:: Supplied data ::

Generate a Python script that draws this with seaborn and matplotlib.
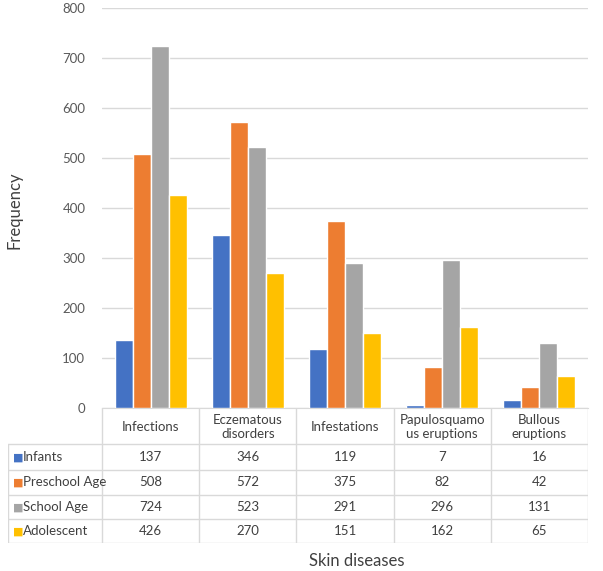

:::
:: Supplied data ::

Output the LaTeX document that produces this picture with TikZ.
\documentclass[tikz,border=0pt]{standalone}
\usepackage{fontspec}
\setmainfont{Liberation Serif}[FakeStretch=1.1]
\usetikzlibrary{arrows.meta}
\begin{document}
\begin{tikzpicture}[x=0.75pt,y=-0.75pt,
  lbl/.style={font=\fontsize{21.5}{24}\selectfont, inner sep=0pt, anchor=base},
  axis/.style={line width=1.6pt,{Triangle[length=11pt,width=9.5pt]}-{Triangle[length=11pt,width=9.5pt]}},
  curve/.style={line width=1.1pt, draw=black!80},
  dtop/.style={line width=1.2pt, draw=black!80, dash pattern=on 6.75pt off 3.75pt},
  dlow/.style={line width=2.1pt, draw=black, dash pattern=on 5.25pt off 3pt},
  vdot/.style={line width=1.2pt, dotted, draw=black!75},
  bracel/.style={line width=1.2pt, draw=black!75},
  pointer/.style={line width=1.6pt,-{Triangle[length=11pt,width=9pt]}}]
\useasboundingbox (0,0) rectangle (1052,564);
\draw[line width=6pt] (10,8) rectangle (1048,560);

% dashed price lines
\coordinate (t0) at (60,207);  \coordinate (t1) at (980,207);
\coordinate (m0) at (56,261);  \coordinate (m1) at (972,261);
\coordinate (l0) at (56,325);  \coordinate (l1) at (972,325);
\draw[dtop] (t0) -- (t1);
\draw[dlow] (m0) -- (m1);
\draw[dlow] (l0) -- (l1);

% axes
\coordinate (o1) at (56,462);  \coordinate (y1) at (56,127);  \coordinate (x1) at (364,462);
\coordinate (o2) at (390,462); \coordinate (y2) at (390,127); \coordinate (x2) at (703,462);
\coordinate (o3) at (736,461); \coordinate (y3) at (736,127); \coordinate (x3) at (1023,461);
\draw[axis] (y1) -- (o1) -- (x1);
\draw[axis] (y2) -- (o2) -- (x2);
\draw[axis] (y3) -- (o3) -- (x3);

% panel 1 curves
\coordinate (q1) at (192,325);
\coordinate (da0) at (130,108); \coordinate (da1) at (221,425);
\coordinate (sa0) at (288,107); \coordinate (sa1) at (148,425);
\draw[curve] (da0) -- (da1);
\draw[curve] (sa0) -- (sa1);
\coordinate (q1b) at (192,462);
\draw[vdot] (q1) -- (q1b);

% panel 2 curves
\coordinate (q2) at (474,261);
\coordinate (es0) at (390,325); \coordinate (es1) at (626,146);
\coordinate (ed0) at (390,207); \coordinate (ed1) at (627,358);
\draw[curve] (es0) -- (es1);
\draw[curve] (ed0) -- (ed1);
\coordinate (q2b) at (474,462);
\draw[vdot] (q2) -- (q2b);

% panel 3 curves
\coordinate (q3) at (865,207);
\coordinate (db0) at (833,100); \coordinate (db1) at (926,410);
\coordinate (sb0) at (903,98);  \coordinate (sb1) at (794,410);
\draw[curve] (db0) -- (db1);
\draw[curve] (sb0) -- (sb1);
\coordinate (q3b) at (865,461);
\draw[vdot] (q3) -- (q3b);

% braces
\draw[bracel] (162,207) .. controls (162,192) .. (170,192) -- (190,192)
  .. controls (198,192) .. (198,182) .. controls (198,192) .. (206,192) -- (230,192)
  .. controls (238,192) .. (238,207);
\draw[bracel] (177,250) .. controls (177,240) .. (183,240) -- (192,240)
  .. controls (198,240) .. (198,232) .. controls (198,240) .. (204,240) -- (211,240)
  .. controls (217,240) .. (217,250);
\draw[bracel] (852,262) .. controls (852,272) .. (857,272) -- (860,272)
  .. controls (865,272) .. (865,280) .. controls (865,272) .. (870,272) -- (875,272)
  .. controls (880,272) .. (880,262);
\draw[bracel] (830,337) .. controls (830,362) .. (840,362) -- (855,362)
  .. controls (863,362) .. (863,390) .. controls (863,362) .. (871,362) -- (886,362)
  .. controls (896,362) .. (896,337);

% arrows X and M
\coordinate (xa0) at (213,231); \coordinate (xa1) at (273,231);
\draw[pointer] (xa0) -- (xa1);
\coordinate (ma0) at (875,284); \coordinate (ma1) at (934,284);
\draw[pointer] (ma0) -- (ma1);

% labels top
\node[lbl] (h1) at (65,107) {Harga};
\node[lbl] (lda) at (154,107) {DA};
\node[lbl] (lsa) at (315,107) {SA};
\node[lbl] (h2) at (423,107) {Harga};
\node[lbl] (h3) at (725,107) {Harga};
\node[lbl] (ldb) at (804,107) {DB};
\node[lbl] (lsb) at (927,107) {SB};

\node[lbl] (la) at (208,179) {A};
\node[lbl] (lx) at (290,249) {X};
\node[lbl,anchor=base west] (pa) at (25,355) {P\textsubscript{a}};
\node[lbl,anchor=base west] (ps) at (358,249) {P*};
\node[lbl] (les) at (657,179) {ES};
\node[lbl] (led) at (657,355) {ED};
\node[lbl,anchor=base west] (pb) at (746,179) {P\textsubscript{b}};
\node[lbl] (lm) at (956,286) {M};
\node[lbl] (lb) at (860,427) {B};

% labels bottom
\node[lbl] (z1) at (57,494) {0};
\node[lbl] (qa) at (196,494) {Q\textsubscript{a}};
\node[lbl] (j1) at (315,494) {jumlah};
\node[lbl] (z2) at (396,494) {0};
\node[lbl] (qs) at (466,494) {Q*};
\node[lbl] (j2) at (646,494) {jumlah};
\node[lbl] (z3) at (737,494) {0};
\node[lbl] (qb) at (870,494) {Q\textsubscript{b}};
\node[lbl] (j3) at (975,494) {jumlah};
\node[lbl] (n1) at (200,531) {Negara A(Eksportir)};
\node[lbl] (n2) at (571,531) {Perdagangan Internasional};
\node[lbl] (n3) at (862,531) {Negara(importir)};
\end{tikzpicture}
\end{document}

:::

## Problem
Take the lines from the line with "Output the LaTeX" through the line with "(10,8) rectangle (1048,560);", both ends included, and give them again exactly, with nothing else.

## Solution for this task
Output the LaTeX document that produces this picture with TikZ.
\documentclass[tikz,border=0pt]{standalone}
\usepackage{fontspec}
\setmainfont{Liberation Serif}[FakeStretch=1.1]
\usetikzlibrary{arrows.meta}
\begin{document}
\begin{tikzpicture}[x=0.75pt,y=-0.75pt,
  lbl/.style={font=\fontsize{21.5}{24}\selectfont, inner sep=0pt, anchor=base},
  axis/.style={line width=1.6pt,{Triangle[length=11pt,width=9.5pt]}-{Triangle[length=11pt,width=9.5pt]}},
  curve/.style={line width=1.1pt, draw=black!80},
  dtop/.style={line width=1.2pt, draw=black!80, dash pattern=on 6.75pt off 3.75pt},
  dlow/.style={line width=2.1pt, draw=black, dash pattern=on 5.25pt off 3pt},
  vdot/.style={line width=1.2pt, dotted, draw=black!75},
  bracel/.style={line width=1.2pt, draw=black!75},
  pointer/.style={line width=1.6pt,-{Triangle[length=11pt,width=9pt]}}]
\useasboundingbox (0,0) rectangle (1052,564);
\draw[line width=6pt] (10,8) rectangle (1048,560);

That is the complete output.